Once again, being a criminal defense attorney, I well understand such “lovers’ quarrels,” and such exercises may not necessarily disqualify one from holding high office. It is what followed that makes Vincent T. Bugliosi unfit for Attorney General or any other office in this State.

The story of his assault on Mrs. Cardwell hit the press and the airwaves; so next morning, using his secretary to gain entry, Mr. Bugliosi accosted Mrs. Cardwell in her apartment. Using his not inconsiderable persuasive talents, he worked on her for almost four solid hours to recant her report of his assault and present a totally false story to the Santa Monica detectives waiting to question her.

Overborne by his threats and pleas – as well as feelings she still retained toward him despite the beating – she agreed to follow his “scenario.” According to the new Bugliosi script, their relationship was purely that of attorney-client – which it had never been. Supposedly they had never seen each other socially, and the reason she had “made up” the whole assault and battery complaint was that he had refused to refund to her $100 she had supposedly paid when she purportedly consulted with him on June 14th to get delinquent child support.

Not satisfied with concocting this false story for Mrs. Cardwell to tell – thereby subjecting her to criminal charges based on her original complaint – Mr. Bugliosi and his secretary conspired to fabricate a false receipt for the non-existent $100 payment of June 14th. The secretary did, in fact, prepare such a receipt there in the apartment using plain bond paper and Mrs. Cardwell’s old portable typewriter for the job. That was supposed to be good enough to fool the detectives.

Well, Mrs. Cardwell went and told the new Bugliosi version to the police. And so did Vincent T. Bugliosi – almost word for word the same as they appear in the follow up police report.

And the City Attorney came within a hair of filing false report charges against Mrs. Cardwell. But he dropped those plans at the urgent pleading of Mr. Bugliosi when Bugliosi discovered that his compliant girlfriend wasn’t going to be represented by a lawyer chosen and paid for by him, a lawyer who would quietly plead her guilty, pay her fine (with money provided by Bugliosi) and then let the whole matter quietly disappear.

He begged the City Attorney to drop any charges and forget the whole thing when I informed him that I would be representing Mrs. Cardwell and that I would be cross-examining him when he took the stand as the prosecution’s star witness in a really contested jury trial on such a false report prosecution.

But again, that’s not the end. After the criminal aspect of the case had disappeared, Mrs. Cardwell acquired a civil attorney who contacted Mr. Bugliosi’s attorney concerning a projected civil damage action for the assault and battery. To make what is now a very long story shorter, suffice to say that Mr. Bugliosi’s penchant for pay-off cover-ups once more came to the fore.
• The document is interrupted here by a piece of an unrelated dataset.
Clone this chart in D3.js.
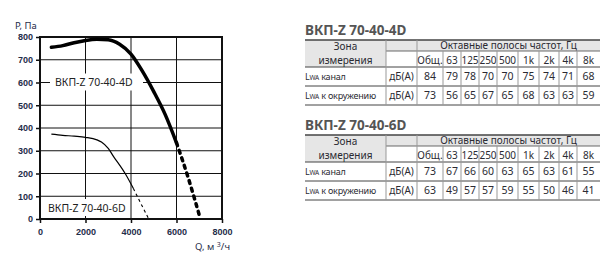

According to what Mrs. Cardwell told me before anything was ever signed or any money paid, the old Liquidated Damages Agreement was trotted out again – this time with a $50,000 stinger for anyone who divulged the settlement. And the rather considerable sum of $5,000 cash plus retention of the still unspent $450 “abortion” money was offered by Bugliosi and accepted by Mrs. Cardwell.
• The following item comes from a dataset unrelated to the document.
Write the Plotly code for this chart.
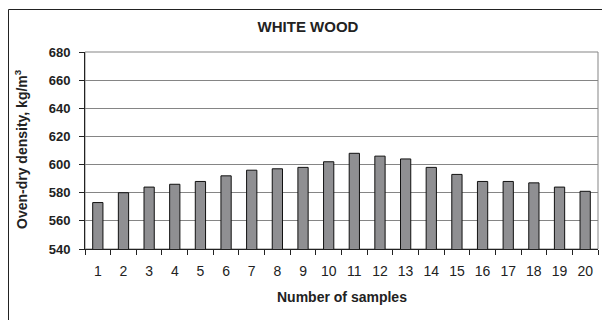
import plotly.graph_objects as go

# Oven-dry density of white wood, per sample
samples = [str(i) for i in range(1, 21)]
density = [573, 580, 584, 586, 588, 592, 596, 597, 598, 602,
           608, 606, 604, 598, 593, 588, 588, 587, 584, 581]
y_ticks = [540, 560, 580, 600, 620, 640, 660, 680]

W, H = 602, 320
ML, MR, MT, MB = 85, 4, 52, 71
PW, PH = W - ML - MR, H - MT - MB


def px_x(x):
    return (x - ML) / PW


def px_y(y):
    return (H - MB - y) / PH


FONT = "Arial, Liberation Sans, sans-serif"

fig = go.Figure(
    go.Bar(
        x=samples,
        y=density,
        marker=dict(color="#8f8f92", line=dict(color="#111111", width=1)),
        width=0.4,
    )
)

fig.update_layout(
    width=W,
    height=H,
    margin=dict(l=ML, r=MR, t=MT, b=MB),
    paper_bgcolor="white",
    plot_bgcolor="white",
    showlegend=False,
    title=dict(
        text="<b>WHITE WOOD</b>",
        font=dict(family=FONT, size=15, color="#222222"),
        xref="paper", x=px_x(308), xanchor="center",
        yref="container", y=1 - 27 / H, yanchor="middle",
    ),
    xaxis=dict(
        type="category",
        tickson="boundaries",
        ticks="outside", ticklen=5, tickcolor="#222222",
        showline=True, linecolor="#222222", linewidth=1,
        showgrid=False,
        tickfont=dict(family=FONT, size=14, color="#222222"),
        ticklabelstandoff=9,
    ),
    yaxis=dict(
        range=[540, 680],
        tickvals=y_ticks,
        ticks="outside", ticklen=5, tickcolor="#222222",
        showline=True, linecolor="#222222", linewidth=1,
        showgrid=True, gridcolor="#858585", gridwidth=1,
        tickfont=dict(family=FONT, size=13, color="#222222", weight="bold"),
        ticklabelstandoff=6,
        zeroline=False,
    ),
    annotations=[
        dict(
            text="<b>Number of samples</b>",
            xref="paper", yref="paper",
            x=0.5, y=px_y(297), xanchor="center", yanchor="middle",
            showarrow=False,
            font=dict(family=FONT, size=14, color="#222222"),
        ),
        dict(
            text="<b>Oven-dry density, kg/m<sup>3</sup></b>",
            xref="paper", yref="paper",
            x=px_x(21), y=px_y(149), xanchor="center", yanchor="middle",
            textangle=-90,
            showarrow=False,
            font=dict(family=FONT, size=14, color="#222222"),
        ),
    ],
    shapes=[
        # plot frame
        dict(type="rect", xref="paper", yref="paper", x0=0, x1=1, y0=0, y1=1,
             line=dict(color="#858585", width=1), layer="below"),
        # outer chart border
        dict(type="rect", xref="paper", yref="paper",
             x0=px_x(8.5), x1=px_x(W + 10), y0=px_y(9.5), y1=px_y(H + 10),
             line=dict(color="#222222", width=1), layer="below"),
    ],
)

fig.write_html("out.html")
Was the Liquidated Damages Agreement signed? Well, I have never seen the Agreement, but Mrs. Cardwell just won’t discuss with me anything about the case any more.

Was the $5,000 in cash paid? Well, on December 11, 1973, I received a check for $713 from the trust account of Mrs. Cardwell’s civil attorney, and I was only to get that reimbursement of costs from a settlement or judgment against Mr. Bugliosi. And I know too that any time I have mentioned the Bugliosi case to Mrs. Cardwell since the first of the year her smile reveals over $1,000 worth of dental work that she suddenly could afford at just the time I received my reimbursement check.

Ladies and gentlemen, Mr. Bugliosi’s attempts to cover up his attack on Mrs. Cardwell, his own lies and his fabrication of phony stories and phony evidence may bind others to silence, but his payment of hush money to Mrs. Cardwell doesn’t bind me.

The people of this State deserve to know about Mr. Bugliosi – all about Mr. Bugliosi.

I am no politician. What I have said today may be too blunt for some people. I have used words like “liar” and “perjurer” and “fabricator of false evidence.” I have used those words because they fit Mr. Bugliosi. And because they do fit him – and fit so horrifyingly well – Vincent T. Bugliosi is UNFIT for the post he now seeks.